Code that draws figures
■ ■ ■ ■ ■ ■ ■
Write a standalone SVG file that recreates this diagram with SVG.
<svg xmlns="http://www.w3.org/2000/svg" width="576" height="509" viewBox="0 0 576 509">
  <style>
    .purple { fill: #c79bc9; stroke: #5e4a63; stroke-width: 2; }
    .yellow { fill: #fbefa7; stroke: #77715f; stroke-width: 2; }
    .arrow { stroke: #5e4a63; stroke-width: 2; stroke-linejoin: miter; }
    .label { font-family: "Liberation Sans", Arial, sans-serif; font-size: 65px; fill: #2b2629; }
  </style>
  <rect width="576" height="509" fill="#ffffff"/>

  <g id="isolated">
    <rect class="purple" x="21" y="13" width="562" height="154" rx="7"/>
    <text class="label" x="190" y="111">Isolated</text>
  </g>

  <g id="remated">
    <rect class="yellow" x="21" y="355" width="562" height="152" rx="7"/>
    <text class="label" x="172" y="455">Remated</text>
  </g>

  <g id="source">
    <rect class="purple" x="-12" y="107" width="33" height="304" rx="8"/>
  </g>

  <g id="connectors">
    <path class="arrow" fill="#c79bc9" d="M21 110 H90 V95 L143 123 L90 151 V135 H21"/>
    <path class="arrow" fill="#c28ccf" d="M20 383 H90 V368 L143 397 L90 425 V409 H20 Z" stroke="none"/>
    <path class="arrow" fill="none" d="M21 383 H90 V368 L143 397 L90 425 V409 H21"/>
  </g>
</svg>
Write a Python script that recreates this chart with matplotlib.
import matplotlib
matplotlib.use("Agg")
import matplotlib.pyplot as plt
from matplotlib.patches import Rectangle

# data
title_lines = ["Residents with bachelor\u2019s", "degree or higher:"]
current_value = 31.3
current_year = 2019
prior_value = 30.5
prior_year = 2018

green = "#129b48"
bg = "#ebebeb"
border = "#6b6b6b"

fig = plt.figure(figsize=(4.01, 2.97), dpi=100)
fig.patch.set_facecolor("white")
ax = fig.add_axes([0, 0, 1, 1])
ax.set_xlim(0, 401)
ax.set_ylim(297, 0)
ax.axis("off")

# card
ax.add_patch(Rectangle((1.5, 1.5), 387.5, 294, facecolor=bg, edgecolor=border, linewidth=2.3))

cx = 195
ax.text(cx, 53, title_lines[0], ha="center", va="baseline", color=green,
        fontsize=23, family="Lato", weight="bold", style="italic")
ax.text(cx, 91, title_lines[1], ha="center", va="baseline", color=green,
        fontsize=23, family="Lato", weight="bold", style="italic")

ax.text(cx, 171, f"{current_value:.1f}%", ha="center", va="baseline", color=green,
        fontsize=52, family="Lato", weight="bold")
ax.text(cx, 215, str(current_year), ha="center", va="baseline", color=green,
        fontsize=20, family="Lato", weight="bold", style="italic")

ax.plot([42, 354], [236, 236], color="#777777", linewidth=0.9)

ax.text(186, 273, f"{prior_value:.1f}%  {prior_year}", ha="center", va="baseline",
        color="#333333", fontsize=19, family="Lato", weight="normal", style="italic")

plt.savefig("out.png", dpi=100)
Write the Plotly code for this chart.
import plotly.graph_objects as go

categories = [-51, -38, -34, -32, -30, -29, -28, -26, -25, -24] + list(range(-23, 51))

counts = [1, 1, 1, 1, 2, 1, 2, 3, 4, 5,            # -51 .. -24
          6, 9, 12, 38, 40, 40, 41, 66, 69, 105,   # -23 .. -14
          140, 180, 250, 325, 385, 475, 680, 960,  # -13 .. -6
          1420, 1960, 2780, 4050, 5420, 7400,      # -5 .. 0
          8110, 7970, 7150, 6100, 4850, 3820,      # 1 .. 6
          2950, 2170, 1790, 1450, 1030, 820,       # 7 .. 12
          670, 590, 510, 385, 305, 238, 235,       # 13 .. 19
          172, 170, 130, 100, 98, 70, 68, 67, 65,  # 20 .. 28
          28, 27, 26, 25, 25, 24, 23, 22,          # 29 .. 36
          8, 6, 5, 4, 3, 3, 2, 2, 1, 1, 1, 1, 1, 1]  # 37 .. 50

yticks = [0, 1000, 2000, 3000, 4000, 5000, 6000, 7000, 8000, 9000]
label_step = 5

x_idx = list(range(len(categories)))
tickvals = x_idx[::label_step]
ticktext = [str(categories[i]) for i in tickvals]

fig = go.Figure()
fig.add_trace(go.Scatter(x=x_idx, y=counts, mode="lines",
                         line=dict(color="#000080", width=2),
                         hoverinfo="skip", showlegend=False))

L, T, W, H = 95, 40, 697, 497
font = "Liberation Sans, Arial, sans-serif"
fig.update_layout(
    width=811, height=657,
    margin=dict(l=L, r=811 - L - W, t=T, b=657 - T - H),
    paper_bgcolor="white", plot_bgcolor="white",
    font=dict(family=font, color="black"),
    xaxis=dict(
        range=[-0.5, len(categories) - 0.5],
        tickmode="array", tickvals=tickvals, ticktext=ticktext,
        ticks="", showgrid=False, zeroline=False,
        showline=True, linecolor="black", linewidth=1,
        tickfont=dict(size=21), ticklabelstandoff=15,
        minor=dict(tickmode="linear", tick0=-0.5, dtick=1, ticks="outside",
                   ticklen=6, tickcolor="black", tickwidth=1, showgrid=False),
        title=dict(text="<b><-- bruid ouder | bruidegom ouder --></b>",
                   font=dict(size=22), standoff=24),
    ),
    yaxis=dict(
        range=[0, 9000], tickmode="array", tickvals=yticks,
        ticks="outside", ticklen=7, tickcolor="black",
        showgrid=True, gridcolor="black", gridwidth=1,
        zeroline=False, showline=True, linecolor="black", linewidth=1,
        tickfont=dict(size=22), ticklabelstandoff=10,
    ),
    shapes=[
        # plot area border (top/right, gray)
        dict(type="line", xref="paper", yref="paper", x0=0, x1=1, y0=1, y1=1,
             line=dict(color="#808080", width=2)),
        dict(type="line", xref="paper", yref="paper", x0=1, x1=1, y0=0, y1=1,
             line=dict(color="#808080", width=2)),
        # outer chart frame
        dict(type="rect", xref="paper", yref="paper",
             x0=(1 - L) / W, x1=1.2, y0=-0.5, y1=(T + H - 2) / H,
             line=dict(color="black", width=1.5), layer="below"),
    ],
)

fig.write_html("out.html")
■ ■ ■ ■ ■ ■ ■
Emit, unaltered, the lines from the top of the listing down through the line that holds "facecolor=bg, edgecolor=border, linewidth=2.3))"; emit nothing else.

Write a standalone SVG file that recreates this diagram with SVG.
<svg xmlns="http://www.w3.org/2000/svg" width="576" height="509" viewBox="0 0 576 509">
  <style>
    .purple { fill: #c79bc9; stroke: #5e4a63; stroke-width: 2; }
    .yellow { fill: #fbefa7; stroke: #77715f; stroke-width: 2; }
    .arrow { stroke: #5e4a63; stroke-width: 2; stroke-linejoin: miter; }
    .label { font-family: "Liberation Sans", Arial, sans-serif; font-size: 65px; fill: #2b2629; }
  </style>
  <rect width="576" height="509" fill="#ffffff"/>

  <g id="isolated">
    <rect class="purple" x="21" y="13" width="562" height="154" rx="7"/>
    <text class="label" x="190" y="111">Isolated</text>
  </g>

  <g id="remated">
    <rect class="yellow" x="21" y="355" width="562" height="152" rx="7"/>
    <text class="label" x="172" y="455">Remated</text>
  </g>

  <g id="source">
    <rect class="purple" x="-12" y="107" width="33" height="304" rx="8"/>
  </g>

  <g id="connectors">
    <path class="arrow" fill="#c79bc9" d="M21 110 H90 V95 L143 123 L90 151 V135 H21"/>
    <path class="arrow" fill="#c28ccf" d="M20 383 H90 V368 L143 397 L90 425 V409 H20 Z" stroke="none"/>
    <path class="arrow" fill="none" d="M21 383 H90 V368 L143 397 L90 425 V409 H21"/>
  </g>
</svg>
Write a Python script that recreates this chart with matplotlib.
import matplotlib
matplotlib.use("Agg")
import matplotlib.pyplot as plt
from matplotlib.patches import Rectangle

# data
title_lines = ["Residents with bachelor\u2019s", "degree or higher:"]
current_value = 31.3
current_year = 2019
prior_value = 30.5
prior_year = 2018

green = "#129b48"
bg = "#ebebeb"
border = "#6b6b6b"

fig = plt.figure(figsize=(4.01, 2.97), dpi=100)
fig.patch.set_facecolor("white")
ax = fig.add_axes([0, 0, 1, 1])
ax.set_xlim(0, 401)
ax.set_ylim(297, 0)
ax.axis("off")

# card
ax.add_patch(Rectangle((1.5, 1.5), 387.5, 294, facecolor=bg, edgecolor=border, linewidth=2.3))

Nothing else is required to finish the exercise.